Eine La Niña hat nicht nur große Auswirkungen auf das globale Temperaturniveau sondern auch auf die Landwirtschaft großer Teile der Erde und besonders empfindliche Pflanzen wie z.B. Kaffee. La Niña  beeinflusst ebenso den Jet-Stream über Nord-Amerika. Das führt  zu kälteren Temperaturen und mehr Niederschlag im Norden der USA und zu wärmeren, trockeneren Konditionen im Süden. Ein Einfluss auf das Winterwetter in Europa konnte bislang nicht sicher festgestellt werden.

Auch im Vorjahr sahen wir eine (allerdings recht schwache) La Niña, wie ein verbreiteter Index anzeigt.  Für den sehr starken El Niño 2015/16 war dies nicht genug, um die Verhältnisse in der Tiefe ( vgl. Abb.3 und 4) wieder auf „normal“ zu stellen. Eine aktuelle Arbeit hat das Phänomen von sich wiederholenden La Niñas untersucht und ein Modell entwickelt, das aus den Bedingungen des Jahres 2015 eine „Doppel-La Niña“ bis 2017/18 mit hoher Wahrscheinlichkeit berechnete.

So ist es nicht verwunderlich, dass das Reservoir im Westpazifik unter 100m Wassertiefe noch immer recht leer ist. Es wurde nicht genug Wärme eingelagert, dies sollte erst die kommende La Niña erledigen. Damit entzieht sie der Oberfläche mehr Wärme und erst danach können wir mit Sicherheit sagen, wie sich in den Monaten ab Sommer 2018 die globalen Temperaturen nach dem sehr starken El Niño vor 2 Jahren  entwickeln werden. Die Versuche, den Temperaturanstieg 2015-17 (vgl. Abb. 5) vor allem der verstärkten Wirkung von Treibhausgasen anzulasten werden dann in einem anderen Licht stehen.

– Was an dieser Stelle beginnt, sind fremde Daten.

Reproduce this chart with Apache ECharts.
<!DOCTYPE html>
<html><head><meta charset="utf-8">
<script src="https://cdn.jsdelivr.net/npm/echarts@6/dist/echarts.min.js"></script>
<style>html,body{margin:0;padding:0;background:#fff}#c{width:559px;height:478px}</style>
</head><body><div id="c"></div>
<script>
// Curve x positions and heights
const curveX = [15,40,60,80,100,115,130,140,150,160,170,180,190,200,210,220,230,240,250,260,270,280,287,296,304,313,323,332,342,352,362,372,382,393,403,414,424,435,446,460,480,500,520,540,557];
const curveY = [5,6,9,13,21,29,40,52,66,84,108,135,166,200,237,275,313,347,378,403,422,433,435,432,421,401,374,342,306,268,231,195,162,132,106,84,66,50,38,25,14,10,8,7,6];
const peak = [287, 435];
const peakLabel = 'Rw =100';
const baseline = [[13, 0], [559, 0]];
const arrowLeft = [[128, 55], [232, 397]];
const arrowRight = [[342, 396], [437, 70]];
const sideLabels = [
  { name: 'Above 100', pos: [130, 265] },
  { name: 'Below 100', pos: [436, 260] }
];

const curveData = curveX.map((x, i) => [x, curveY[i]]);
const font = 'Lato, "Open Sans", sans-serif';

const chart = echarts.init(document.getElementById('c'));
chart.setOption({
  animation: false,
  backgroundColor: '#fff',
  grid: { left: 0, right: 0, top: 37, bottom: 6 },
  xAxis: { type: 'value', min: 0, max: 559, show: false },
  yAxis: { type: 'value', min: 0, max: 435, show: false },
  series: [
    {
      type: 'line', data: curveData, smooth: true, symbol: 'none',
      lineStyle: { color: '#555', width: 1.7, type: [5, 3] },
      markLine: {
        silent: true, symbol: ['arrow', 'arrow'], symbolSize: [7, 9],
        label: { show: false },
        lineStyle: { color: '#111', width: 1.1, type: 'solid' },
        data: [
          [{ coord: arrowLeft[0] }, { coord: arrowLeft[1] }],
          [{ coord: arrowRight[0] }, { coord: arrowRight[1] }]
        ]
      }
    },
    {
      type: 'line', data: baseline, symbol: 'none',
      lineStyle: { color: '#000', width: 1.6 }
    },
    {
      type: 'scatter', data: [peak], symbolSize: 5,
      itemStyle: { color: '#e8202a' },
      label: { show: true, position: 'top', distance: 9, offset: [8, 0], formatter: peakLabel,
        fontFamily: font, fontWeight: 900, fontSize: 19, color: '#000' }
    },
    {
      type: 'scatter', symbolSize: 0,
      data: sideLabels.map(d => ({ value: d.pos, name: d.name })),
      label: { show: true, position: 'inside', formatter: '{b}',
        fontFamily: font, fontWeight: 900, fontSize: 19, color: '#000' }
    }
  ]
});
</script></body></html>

ENSO ist ein natürlicher, vor allem passatwindgetriebener Oszillator. Es macht wenig Sinn, das  dadurch beeinflusste globale Temperaturmuster herzunehmen um mal wieder ein paar Alarmsirenen anzuwerfen wie es in 2016 u.a. hier gemacht wurde. Warten wir die zweite Jahreshälfte 2018 ab-dann sehen wir klarer, wohin uns das ENSO- Geschehen 2015-18 gebracht hat.